Clea, a fintech startup that has been operating in stealth, officially launched today with a promise to bypass those banking bottlenecks.
The premise is straightforward: allow African importers to pay in their local currency (Naira) while the international supplier receives US Dollars (USD). The “rails” moving this money, however, aren’t the sluggish SWIFT network, but blockchain technology.
The Mechanism: Speed vs. The Banking Void
During its pilot phase, Clea says it processed over USD 4 million in transaction volume. While that figure is modest compared to the giants of the industry, it serves as a proof of concept for a specific problem: the USD 120 billion trade-finance gap in Africa.
Traditional banks are often risk-averse or simply liquidity-constrained, making it difficult for Small and Medium Enterprises (SMEs) to access the dollars they need to restock inventory.
Clea’s platform steps into this void by acting as a liquidity bridge.
- For the Importer: They pay Naira directly to Clea.
- The Process: Clea uses blockchain infrastructure (typically leveraging stablecoins in these scenarios to move value instantly across borders without the friction of correspondent banking) to convert and settle the payment.
- For the Supplier: They receive USD, often on the same day or the next day.
This contrasts sharply with the traditional banking route, which can take days or weeks—if the FX request is approved at all.
The Founders and the Strategy
The startup was founded by Sheriff Adedokun (CEO), Iyiola Osuagwu (CTO), and Sidney Egwuatu (COO).

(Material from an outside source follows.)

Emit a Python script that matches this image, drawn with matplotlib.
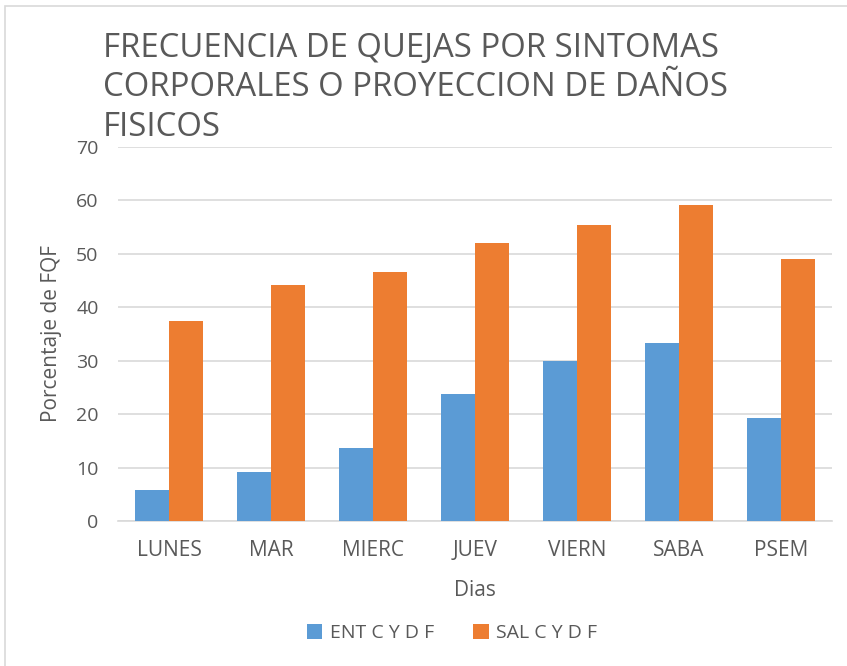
import numpy as np
import matplotlib.pyplot as plt
from matplotlib.patches import Rectangle

dias = ["LUNES", "MAR", "MIERC", "JUEV", "VIERN", "SABA", "PSEM"]
ent_cydf = [5.8, 9.1, 13.7, 23.7, 30.0, 33.3, 19.2]
sal_cydf = [37.5, 44.1, 46.6, 52.0, 55.4, 59.1, 49.1]

azul = "#5B9BD5"
naranja = "#ED7D31"
gris = "#595959"

plt.rcParams['font.family'] = ['Open Sans', 'DejaVu Sans']

fig = plt.figure(figsize=(8.47, 6.66), dpi=100)
ax = fig.add_axes([0.1393, 0.2177, 0.8427, 0.5616])

# borde del grafico
fig.patches.append(Rectangle((5 / 847, -0.1), 1.2, 1 - 6 / 666 + 0.1,
                             transform=fig.transFigure, fill=False,
                             edgecolor="#D9D9D9", lw=1.2))

x = np.arange(len(dias))
w = 1 / 3
ax.bar(x - w / 2, ent_cydf, w, color=azul, label="ENT C Y D F", zorder=3)
ax.bar(x + w / 2, sal_cydf, w, color=naranja, label="SAL C Y D F", zorder=3)

ax.set_xlim(-0.5, len(dias) - 0.5)
ax.set_ylim(0, 70)
ax.set_yticks(range(0, 71, 10))
ax.grid(axis="y", color="#D9D9D9", lw=1.2, zorder=0)
for s in ["top", "right", "left"]:
    ax.spines[s].set_visible(False)
ax.spines["bottom"].set_color("#D9D9D9")
ax.spines["bottom"].set_linewidth(1.2)
ax.tick_params(length=0, colors=gris, labelsize=14)
ax.tick_params(axis="x", pad=14, labelsize=15)
ax.tick_params(axis="y", pad=14)
ax.set_xticks(x)
ax.set_xticklabels(dias)

ax.set_xlabel("Dias", color=gris, fontsize=15, labelpad=13)
ax.set_ylabel("Porcentaje de FQF", color=gris, fontsize=15, labelpad=10)

fig.text(103 / 847, 1 - 32 / 666,
         "FRECUENCIA DE QUEJAS POR SINTOMAS\nCORPORALES O PROYECCION DE DAÑOS\nFISICOS",
         ha="left", va="top", fontsize=23.7, color=gris, linespacing=1.25)

fig.legend(loc="center", bbox_to_anchor=(452 / 847, 1 - 633 / 666), ncol=2,
           frameon=False, fontsize=14, labelcolor=gris, handlelength=0.8,
           handleheight=0.8, handletextpad=0.4, columnspacing=2.0)

fig.savefig("out.png", dpi=100)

The trio claims the product was born from personal frustration—essentially the classic “scratch your own itch” origin story—after dealing with the unreliability of international payments themselves.
“Importers face unnecessary stress when payments are delayed or rejected,” says CEO Sheriff Adedokun. “Clea eliminates that uncertainty by offering reliable, secure, and traceable payments completed in the importer’s own name.”
That last point—”in the importer’s own name”—is a crucial detail. Often, when using third-party intermediaries or informal brokers, payments arrive at a supplier from unknown third-party accounts, which can trigger compliance red flags and freeze shipments. Clea aims to legitimise these flows.
Currently, the platform facilitates payments to three major trade corridors:
- The United States
- China
- The UAE
Bootstrapped and Embedding into Logistics
Unlike many fintechs that launch with a splashy funding announcement, Clea remains fully bootstrapped. They are, however, signalling openness to strategic investors.
Their growth strategy seems to rely heavily on “embedded” distribution. Rather than just marketing to random shop owners, Clea is integrating with shipping operators and logistics networks. These operators refer merchants to Clea, effectively solving the payment problem at the point of shipping.
“Our goal is to make global trade feel as seamless as a local transfer,” says CTO Iyiola Osuagwu.
The Reality Check
While the technology sounds promising, Clea is entering a crowded and complex arena. The African cross-border payment space is becoming increasingly competitive, with established players and other crypto-native upstarts vying for the same market share.
Furthermore, any business relying on FX arbitrage or cross-border settlements in Nigeria must navigate a volatile regulatory environment where Central Bank policies can shift overnight.
However, for the importer whose container is stuck at a port because a wire transfer didn’t clear, the backend technology matters less than the result. If Clea can maintain liquidity and keep fees lower than the parallel market, they likely have a captive audience.
COO Sidney Egwuatu says the immediate focus is scaling across all 36 Nigerian states before eyeing broader pan-African expansion.